Instructions to follow: Only the pictures are omitted; repeat all other data exactly.

------------------------------------------------------------

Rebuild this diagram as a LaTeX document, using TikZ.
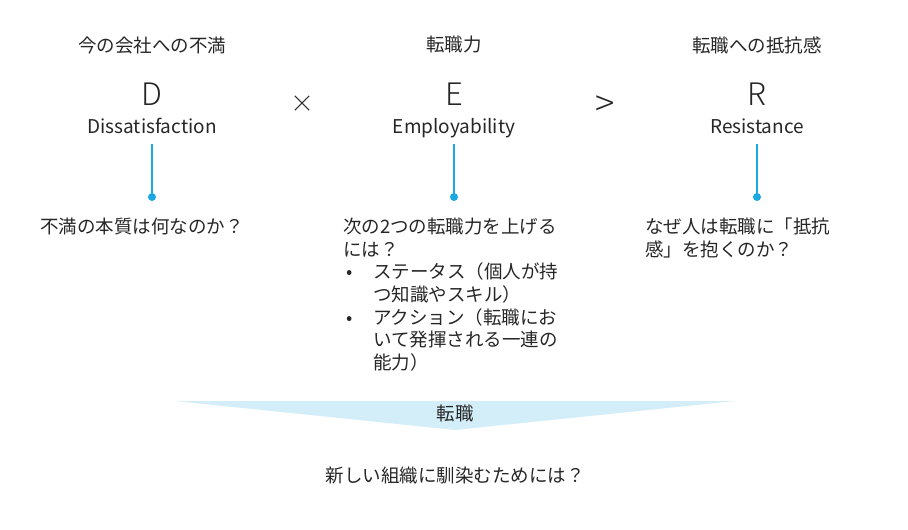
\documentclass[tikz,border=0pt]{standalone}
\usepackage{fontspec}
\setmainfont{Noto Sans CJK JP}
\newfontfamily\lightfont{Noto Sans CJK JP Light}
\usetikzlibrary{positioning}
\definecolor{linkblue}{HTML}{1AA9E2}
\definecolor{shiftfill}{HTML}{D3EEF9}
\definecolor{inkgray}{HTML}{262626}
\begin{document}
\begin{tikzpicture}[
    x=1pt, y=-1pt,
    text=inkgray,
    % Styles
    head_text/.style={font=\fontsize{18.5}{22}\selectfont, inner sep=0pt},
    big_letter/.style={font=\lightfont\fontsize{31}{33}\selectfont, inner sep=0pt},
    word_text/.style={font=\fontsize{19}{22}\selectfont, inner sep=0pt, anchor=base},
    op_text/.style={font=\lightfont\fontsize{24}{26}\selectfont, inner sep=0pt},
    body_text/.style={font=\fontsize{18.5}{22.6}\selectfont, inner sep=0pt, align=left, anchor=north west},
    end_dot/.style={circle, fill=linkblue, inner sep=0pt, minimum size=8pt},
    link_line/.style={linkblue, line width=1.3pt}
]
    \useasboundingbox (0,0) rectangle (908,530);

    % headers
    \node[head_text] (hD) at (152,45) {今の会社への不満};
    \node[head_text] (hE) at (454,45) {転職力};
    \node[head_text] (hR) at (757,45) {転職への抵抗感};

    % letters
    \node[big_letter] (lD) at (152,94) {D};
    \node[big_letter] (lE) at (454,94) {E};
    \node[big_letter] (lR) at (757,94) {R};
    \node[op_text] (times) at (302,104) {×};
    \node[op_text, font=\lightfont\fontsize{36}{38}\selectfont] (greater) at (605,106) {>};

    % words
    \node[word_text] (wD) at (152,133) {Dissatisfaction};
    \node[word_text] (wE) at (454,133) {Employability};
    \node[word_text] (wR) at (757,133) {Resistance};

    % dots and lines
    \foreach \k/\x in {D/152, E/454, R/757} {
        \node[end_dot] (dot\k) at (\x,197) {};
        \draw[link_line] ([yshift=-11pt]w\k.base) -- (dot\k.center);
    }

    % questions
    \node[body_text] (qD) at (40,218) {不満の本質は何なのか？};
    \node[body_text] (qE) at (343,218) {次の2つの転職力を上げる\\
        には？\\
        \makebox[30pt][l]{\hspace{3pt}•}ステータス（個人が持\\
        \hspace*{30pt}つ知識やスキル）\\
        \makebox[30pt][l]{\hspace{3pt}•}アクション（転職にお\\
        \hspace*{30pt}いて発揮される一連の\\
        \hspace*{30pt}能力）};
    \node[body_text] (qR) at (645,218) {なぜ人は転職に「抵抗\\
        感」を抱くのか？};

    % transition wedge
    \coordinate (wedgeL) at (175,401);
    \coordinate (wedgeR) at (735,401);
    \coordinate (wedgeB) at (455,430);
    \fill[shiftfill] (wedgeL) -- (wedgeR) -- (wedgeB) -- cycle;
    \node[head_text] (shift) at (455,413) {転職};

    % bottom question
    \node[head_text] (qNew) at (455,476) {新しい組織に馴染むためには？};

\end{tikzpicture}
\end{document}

------------------------------------------------------------

Written response:
Rebuild this diagram as a LaTeX document, using TikZ.
\documentclass[tikz,border=0pt]{standalone}
\usepackage{fontspec}
\setmainfont{Noto Sans CJK JP}
\newfontfamily\lightfont{Noto Sans CJK JP Light}
\usetikzlibrary{positioning}
\definecolor{linkblue}{HTML}{1AA9E2}
\definecolor{shiftfill}{HTML}{D3EEF9}
\definecolor{inkgray}{HTML}{262626}
\begin{document}
\begin{tikzpicture}[
    x=1pt, y=-1pt,
    text=inkgray,
    % Styles
    head_text/.style={font=\fontsize{18.5}{22}\selectfont, inner sep=0pt},
    big_letter/.style={font=\lightfont\fontsize{31}{33}\selectfont, inner sep=0pt},
    word_text/.style={font=\fontsize{19}{22}\selectfont, inner sep=0pt, anchor=base},
    op_text/.style={font=\lightfont\fontsize{24}{26}\selectfont, inner sep=0pt},
    body_text/.style={font=\fontsize{18.5}{22.6}\selectfont, inner sep=0pt, align=left, anchor=north west},
    end_dot/.style={circle, fill=linkblue, inner sep=0pt, minimum size=8pt},
    link_line/.style={linkblue, line width=1.3pt}
]
    \useasboundingbox (0,0) rectangle (908,530);

    % headers
    \node[head_text] (hD) at (152,45) {今の会社への不満};
    \node[head_text] (hE) at (454,45) {転職力};
    \node[head_text] (hR) at (757,45) {転職への抵抗感};

    % letters
    \node[big_letter] (lD) at (152,94) {D};
    \node[big_letter] (lE) at (454,94) {E};
    \node[big_letter] (lR) at (757,94) {R};
    \node[op_text] (times) at (302,104) {×};
    \node[op_text, font=\lightfont\fontsize{36}{38}\selectfont] (greater) at (605,106) {>};

    % words
    \node[word_text] (wD) at (152,133) {Dissatisfaction};
    \node[word_text] (wE) at (454,133) {Employability};
    \node[word_text] (wR) at (757,133) {Resistance};

    % dots and lines
    \foreach \k/\x in {D/152, E/454, R/757} {
        \node[end_dot] (dot\k) at (\x,197) {};
        \draw[link_line] ([yshift=-11pt]w\k.base) -- (dot\k.center);
    }

    % questions
    \node[body_text] (qD) at (40,218) {不満の本質は何なのか？};
    \node[body_text] (qE) at (343,218) {次の2つの転職力を上げる\\
        には？\\
        \makebox[30pt][l]{\hspace{3pt}•}ステータス（個人が持\\
        \hspace*{30pt}つ知識やスキル）\\
        \makebox[30pt][l]{\hspace{3pt}•}アクション（転職にお\\
        \hspace*{30pt}いて発揮される一連の\\
        \hspace*{30pt}能力）};
    \node[body_text] (qR) at (645,218) {なぜ人は転職に「抵抗\\
        感」を抱くのか？};

    % transition wedge
    \coordinate (wedgeL) at (175,401);
    \coordinate (wedgeR) at (735,401);
    \coordinate (wedgeB) at (455,430);
    \fill[shiftfill] (wedgeL) -- (wedgeR) -- (wedgeB) -- cycle;
    \node[head_text] (shift) at (455,413) {転職};

    % bottom question
    \node[head_text] (qNew) at (455,476) {新しい組織に馴染むためには？};

\end{tikzpicture}
\end{document}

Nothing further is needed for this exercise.